By Robert Carnell
Nothing to see here
Let’s be very clear about what deflation is and what it isn’t. It is a very pernicious situation, where the “general price level” which includes consumer prices, but also other prices such as real and financial assets and money wages decline. And it leads to a sharp slowdown in economic activity as it deters consumer spending and investment.
What China has right now is a low rate of underlying inflation, which reflects the fact that domestic demand is fairly weak. What today’s data show is that it doesn’t take much of a negative shock from one of the components to push a low underlying headline inflation rate below zero on a year-on-year basis.

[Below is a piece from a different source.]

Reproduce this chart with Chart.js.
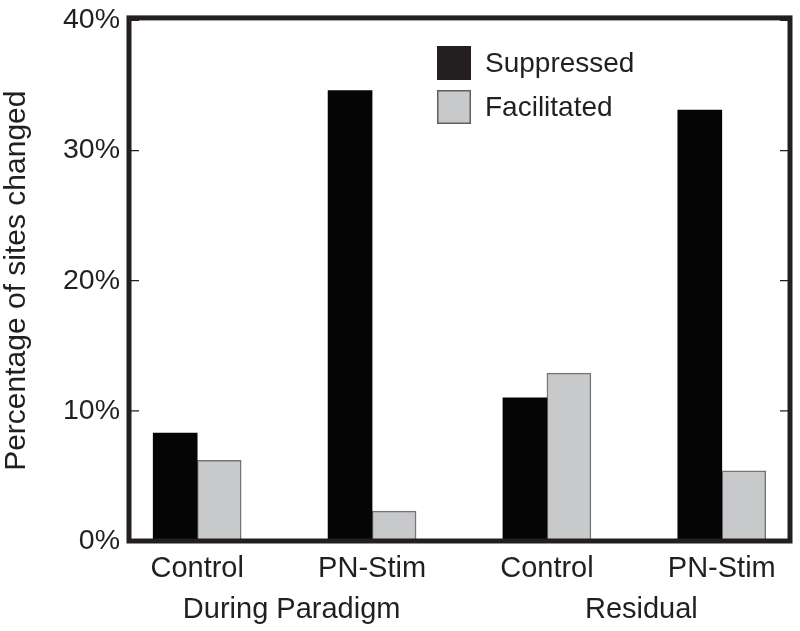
<!DOCTYPE html>
<html>
<head>
<meta charset="utf-8">
<script src="https://cdn.jsdelivr.net/npm/chart.js@4"></script>
<style>
  html, body { margin: 0; padding: 0; background: #fff; }
  #wrap { width: 800px; height: 631px; }
</style>
</head>
<body>
<div id="wrap"><canvas id="sites-chart"></canvas></div>
<script>
// values (percent of sites)
const conditions = ['Control', 'PN-Stim', 'Control', 'PN-Stim'];
const groups = ['During Paradigm', 'Residual'];
const suppressed = [8.3, 34.6, 11.0, 33.1];
const facilitated = [6.2, 2.3, 12.9, 5.4];
const yTicks = [0, 10, 20, 30, 40];

const ink = '#231f20';
const fontFamily = '"Liberation Sans", Arial, Helvetica, sans-serif';

// x positions of the four conditions, group labels sit roughly halfway between pairs
const positions = conditions.map((_, i) => i);
const groupPositions = groups.map((_, g) => g * 2 + 0.54);

function toPoints(values) {
    return values.map((v, i) => ({ x: positions[i], y: v }));
}

// thick box round the plot plus inward tick marks on both sides
const frame = {
    id: 'frame',
    afterDatasetsDraw(chart) {
        const { ctx, chartArea: a, scales: { y } } = chart;
        ctx.save();
        ctx.strokeStyle = ink;
        ctx.lineWidth = 1.3;
        yTicks.forEach(t => {
            const py = y.getPixelForValue(t);
            ctx.beginPath();
            ctx.moveTo(a.left, py);
            ctx.lineTo(a.left + 10, py);
            ctx.moveTo(a.right, py);
            ctx.lineTo(a.right - 10, py);
            ctx.stroke();
        });
        ctx.lineWidth = 5;
        ctx.strokeRect(a.left, a.top - 2.5, a.right - a.left, a.bottom - a.top + 2.5);
        ctx.restore();
    }
};

// legend drawn inside the plot, upper middle
const insideLegend = {
    id: 'insideLegend',
    afterDraw(chart) {
        const { ctx } = chart;
        const x = 437, size = 34;
        ctx.save();
        ctx.font = '28px ' + fontFamily;
        ctx.textBaseline = 'middle';
        chart.data.datasets.forEach((ds, i) => {
            const top = 46 + i * 44;
            ctx.fillStyle = i === 0 ? ink : ds.backgroundColor;
            ctx.fillRect(x, top, size, size);
            if (i > 0) {
                ctx.strokeStyle = '#5f5f5f';
                ctx.lineWidth = 1.5;
                ctx.strokeRect(x + 0.75, top + 0.75, size - 1.5, size - 1.5);
            }
            ctx.fillStyle = ink;
            ctx.fillText(ds.label, x + 48, top + size / 2 + 1);
        });
        ctx.restore();
    }
};

const ctx = document.getElementById('sites-chart').getContext('2d');
new Chart(ctx, {
    type: 'bar',
    data: {
        datasets: [
            {
                label: 'Suppressed',
                data: toPoints(suppressed),
                backgroundColor: '#050505',
                borderWidth: 0
            },
            {
                label: 'Facilitated',
                data: toPoints(facilitated),
                backgroundColor: '#c8c9cb',
                borderColor: '#757575',
                borderWidth: 1.5
            }
        ]
    },
    options: {
        responsive: true,
        maintainAspectRatio: false,
        animation: false,
        barThickness: 44,
        layout: { padding: { top: 20, right: 10, left: 0, bottom: 0 } },
        plugins: {
            legend: { display: false },
            tooltip: { enabled: false }
        },
        scales: {
            x: {
                type: 'linear',
                offset: false,
                min: -0.39,
                max: 3.39,
                grid: { display: false, drawTicks: false },
                border: { display: false },
                afterBuildTicks: (scale) => {
                    const vals = positions.concat(groupPositions).sort((a, b) => a - b);
                    scale.ticks = vals.map(v => ({ value: v }));
                },
                afterFit: (scale) => { scale.height = 90; },
                ticks: {
                    autoSkip: false,
                    maxRotation: 0,
                    minRotation: 0,
                    padding: 8,
                    color: ink,
                    font: { family: fontFamily, size: 29, lineHeight: 1.4 },
                    callback: (value) => {
                        const gi = groupPositions.indexOf(value);
                        if (gi >= 0) return ['', groups[gi]];
                        return conditions[value];
                    }
                }
            },
            y: {
                min: 0,
                max: 40,
                grid: { display: false, drawTicks: false },
                border: { display: false },
                afterFit: (scale) => { scale.width = 129; },
                ticks: {
                    stepSize: 10,
                    padding: 9,
                    color: ink,
                    font: { family: fontFamily, size: 28.5, lineHeight: 0.8 },
                    callback: (v) => v + '%'
                },
                title: {
                    display: true,
                    text: 'Percentage of sites changed',
                    color: ink,
                    padding: { top: 2, bottom: 0 },
                    font: { family: fontFamily, size: 30, lineHeight: 1 }
                }
            }
        }
    },
    plugins: [frame, insideLegend]
});
</script>
</body>
</html>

If you want to use any term, “disinflation” would be my preference, but what we are seeing today is mainly the result of a supply excess, rather than a collapse in demand.

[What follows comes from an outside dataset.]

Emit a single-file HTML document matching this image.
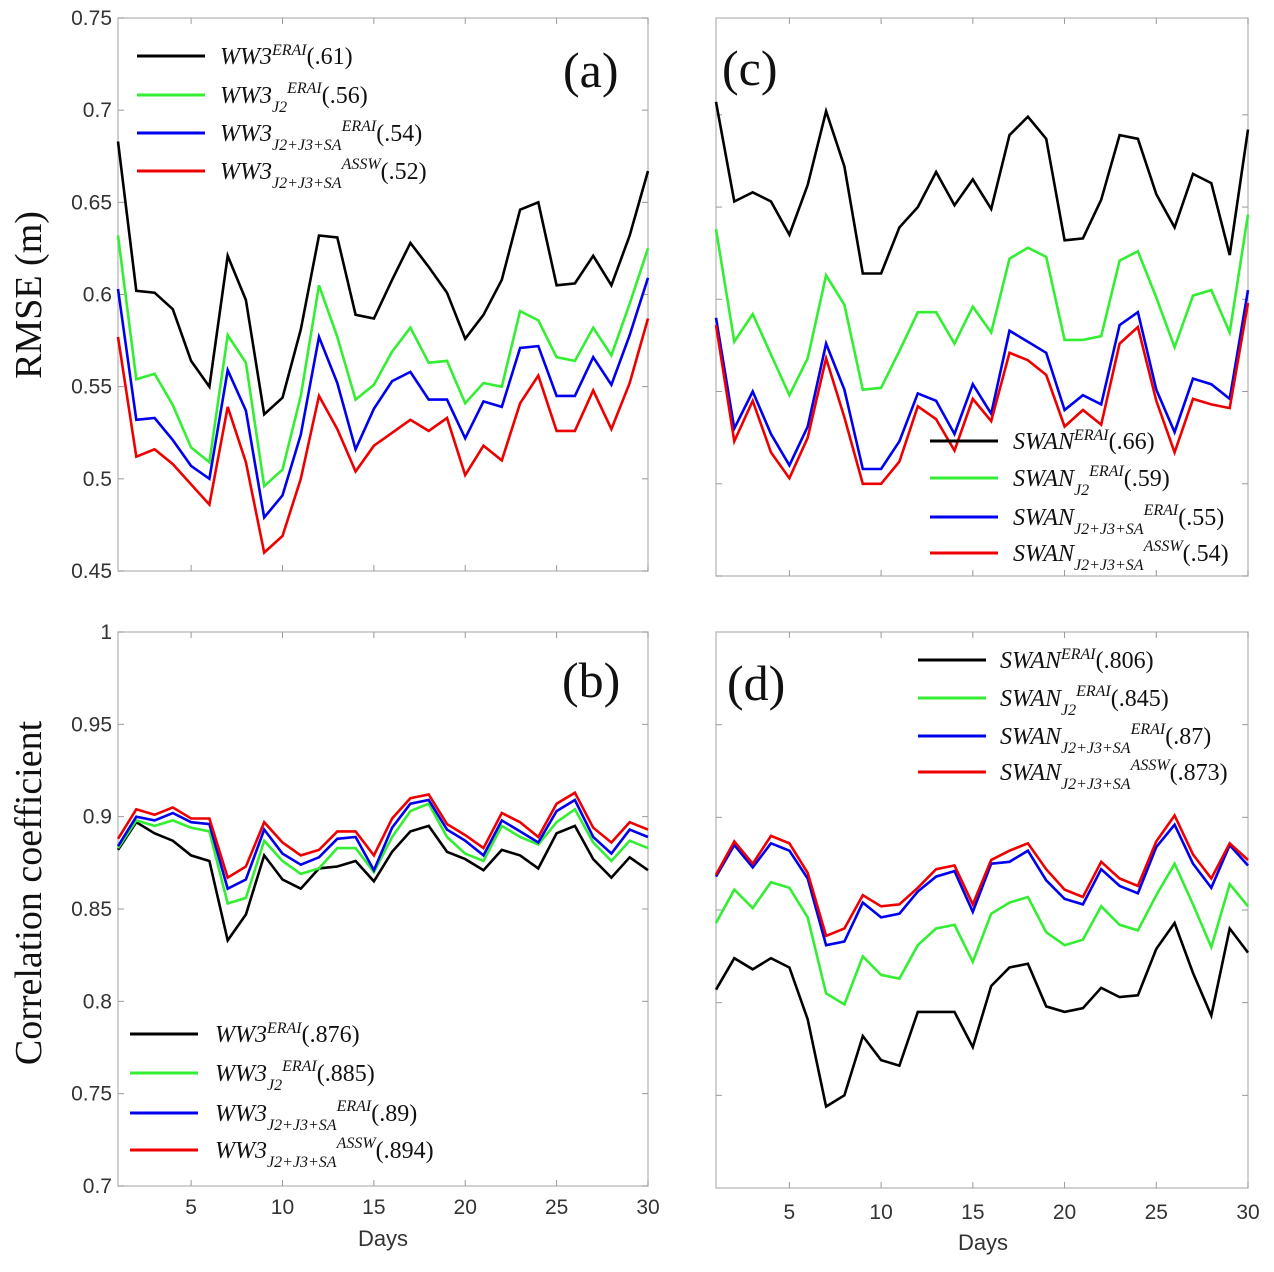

China’s headline and core inflation rates
Bring on Mordecai Ezekiel
In 1925 (says Wikipedia), the “Hog cycle” was first coined as a term in agricultural economics, by the colourfully named Mordecai Ezekiel. What he noted was that when pork prices were high, farmers kept back pigs from slaughter to build their herds, which ultimately led to a glut the following season and a collapse in prices which then led to herd shrinkage, which in turn pushed prices back up again, and so on…
It might be nearly 100 years old, but the hog cycle is alive and well in China.

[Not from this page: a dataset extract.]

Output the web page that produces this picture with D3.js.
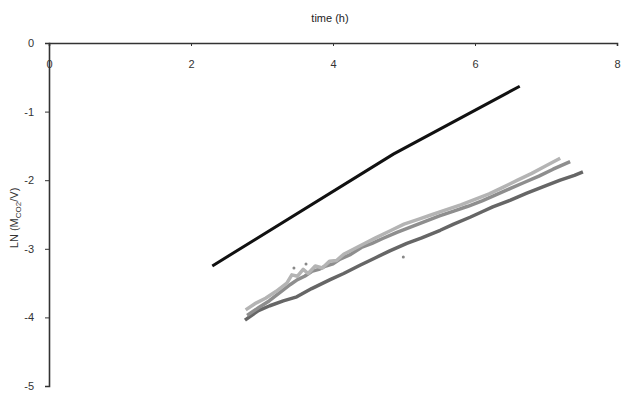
<!DOCTYPE html>
<html>
<head>
<meta charset="utf-8">
<script src="https://cdn.jsdelivr.net/npm/d3@7"></script>
<style>
  body { margin: 0; background: #fff; }
  svg { font-family: "Liberation Sans", Arial, sans-serif; }
</style>
</head>
<body>
<figure id="chart" style="margin:0"></figure>
<script>
// values
const xTicks = [0, 2, 4, 6, 8];
const yTicks = [0, -1, -2, -3, -4, -5];

// black line (model)
const modelT = [2.30, 4.85, 6.63];
const modelY = [-3.25, -1.62, -0.63];

// light grey series (top band)
const lightT = [2.77, 2.90, 3.05, 3.20, 3.35, 3.42, 3.50, 3.58, 3.65, 3.75, 3.85, 3.95, 4.05, 4.15, 4.30,
  4.45, 4.60, 4.80, 5.00, 5.20, 5.40, 5.60, 5.80, 6.00, 6.20, 6.40, 6.60, 6.80, 7.00, 7.20];
const lightY = [-3.89, -3.80, -3.72, -3.62, -3.50, -3.38, -3.40, -3.30, -3.36, -3.25, -3.28, -3.18, -3.17, -3.08, -3.00,
  -2.92, -2.84, -2.74, -2.64, -2.57, -2.50, -2.43, -2.36, -2.28, -2.20, -2.10, -2.00, -1.90, -1.79, -1.68];

// medium grey series
const midT = [2.79, 2.95, 3.10, 3.25, 3.40, 3.50, 3.60, 3.70, 3.80, 3.90, 4.00, 4.10, 4.25, 4.40, 4.55,
  4.70, 4.90, 5.10, 5.30, 5.50, 5.70, 5.90, 6.10, 6.30, 6.50, 6.70, 6.90, 7.10, 7.34];
const midY = [-3.97, -3.86, -3.76, -3.64, -3.52, -3.45, -3.40, -3.33, -3.30, -3.25, -3.22, -3.15, -3.08, -2.98, -2.92,
  -2.85, -2.76, -2.68, -2.60, -2.52, -2.45, -2.38, -2.30, -2.21, -2.12, -2.03, -1.94, -1.84, -1.73];

// dark grey series (lowest)
const darkT = [2.76, 2.95, 3.11, 3.30, 3.49, 3.70, 3.96, 4.15, 4.38, 4.60, 4.80, 5.04, 5.25, 5.51, 5.70,
  5.93, 6.10, 6.25, 6.50, 6.73, 7.00, 7.20, 7.40, 7.52];
const darkY = [-4.04, -3.90, -3.83, -3.76, -3.70, -3.58, -3.45, -3.36, -3.24, -3.13, -3.03, -2.92, -2.84, -2.73, -2.64,
  -2.54, -2.46, -2.39, -2.29, -2.19, -2.08, -2.00, -1.93, -1.88];

// a few stray points
const strayT = [3.45, 3.62, 4.99];
const strayY = [-3.28, -3.22, -3.12];

const margin = { top: 43, right: 4, bottom: 7, left: 49 };

const svg = d3.select('figure#chart')
  .append('svg')
  .attr('width', 621)
  .attr('height', 393)
  .append('g')
  .attr('transform', 'translate(' + margin.left + ',' + margin.top + ')');

const x = d3.scaleLinear().domain([0, 8]).range([0, 568]);
const y = d3.scaleLinear().domain([0, -5]).range([0, 343]);

const zip = (t, v) => t.map((d, i) => [d, v[i]]);
const line = d3.line().x(d => x(d[0])).y(d => y(d[1]));

// grey measured series
[[darkT, darkY, '#666666'], [midT, midY, '#8e8e8e'], [lightT, lightY, '#b4b4b4']].forEach(s => {
  svg.append('path')
    .datum(zip(s[0], s[1]))
    .attr('fill', 'none')
    .attr('stroke', s[2])
    .attr('stroke-width', 3.5)
    .attr('stroke-linejoin', 'round')
    .attr('d', line);
});

svg.selectAll('.stray')
  .data(zip(strayT, strayY))
  .enter()
  .append('circle')
  .attr('cx', d => x(d[0]))
  .attr('cy', d => y(d[1]))
  .attr('r', 1.5)
  .attr('fill', '#888');

// black line
svg.append('path')
  .datum(zip(modelT, modelY))
  .attr('fill', 'none')
  .attr('stroke', '#111')
  .attr('stroke-width', 3)
  .attr('d', line);

// Y axis
const yAxis = svg.append('g')
  .call(d3.axisLeft(y).tickValues(yTicks).tickFormat(d => String(d)).tickSize(4).tickPadding(11));
yAxis.select('.domain').attr('stroke', '#333').attr('stroke-width', 1.6);

// X axis along y = 0, labels underneath
const xAxis = svg.append('g')
  .call(d3.axisBottom(x).tickValues(xTicks).tickSize(3).tickPadding(14));
xAxis.select('.domain').attr('stroke', '#333').attr('stroke-width', 1.6);

[xAxis, yAxis].forEach(a => {
  a.selectAll('text').attr('font-size', 11).attr('fill', '#333');
  a.selectAll('.tick line').attr('stroke', '#333');
});

// titles
svg.append('text')
  .attr('x', x(4) - 3)
  .attr('y', -21)
  .attr('text-anchor', 'middle')
  .attr('font-size', 11)
  .attr('fill', '#222')
  .text('time (h)');

const yl = svg.append('text')
  .attr('transform', 'translate(' + (-31) + ',' + y(-2.55) + ')rotate(-90)')
  .attr('text-anchor', 'middle')
  .attr('font-size', 11)
  .attr('fill', '#333');
yl.append('tspan').text('LN (M');
yl.append('tspan').attr('font-size', 8).attr('dy', 3).text('CO2');
yl.append('tspan').attr('dy', -3).text('/V)');
</script>
</body>
</html>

In the chart above, you can see how meat and poultry prices in China rose in 2022 – another bout of swine fever taking its effect and shrinking herds. Prices for pork are now subsiding again as pork supply has increased, dragging the headline inflation rate down. Stripping out food and energy, inflation is currently 0.6% YoY, and down only very slightly over the last few months.
0.6% is still quite a low rate of inflation if we take this to be the underlying rate for China, and it is indeed a reflection of what is still a fairly weak backdrop for domestic demand.
Wholesale pork prices so far for November continue to fall, but the rate of decline appears to be easing as pork prices near their previous lows. So we may still see a negative drag from food and possibly energy next month (given what is happening to crude prices too), but the drag is likely to be smaller, and thereafter, absent further supply shocks, inflation is likely to start heading higher again.
What’s the story?
While negative headlines for Chinese CPI inflation provide the media with a hook to hang a juicy story on, the truth is considerably less tasty. Next week, we get further activity data for China. The most recent figures have shown very slight indications of firming, and we imagine that we will see something similar this time, notwithstanding the disappointing PMI data for October.
If so, then this would be a further set of data that would not be consistent with the deflation story being peddled in some corners, even if we concede that China’s macro condition remains fairly soft and vulnerable to negative shocks.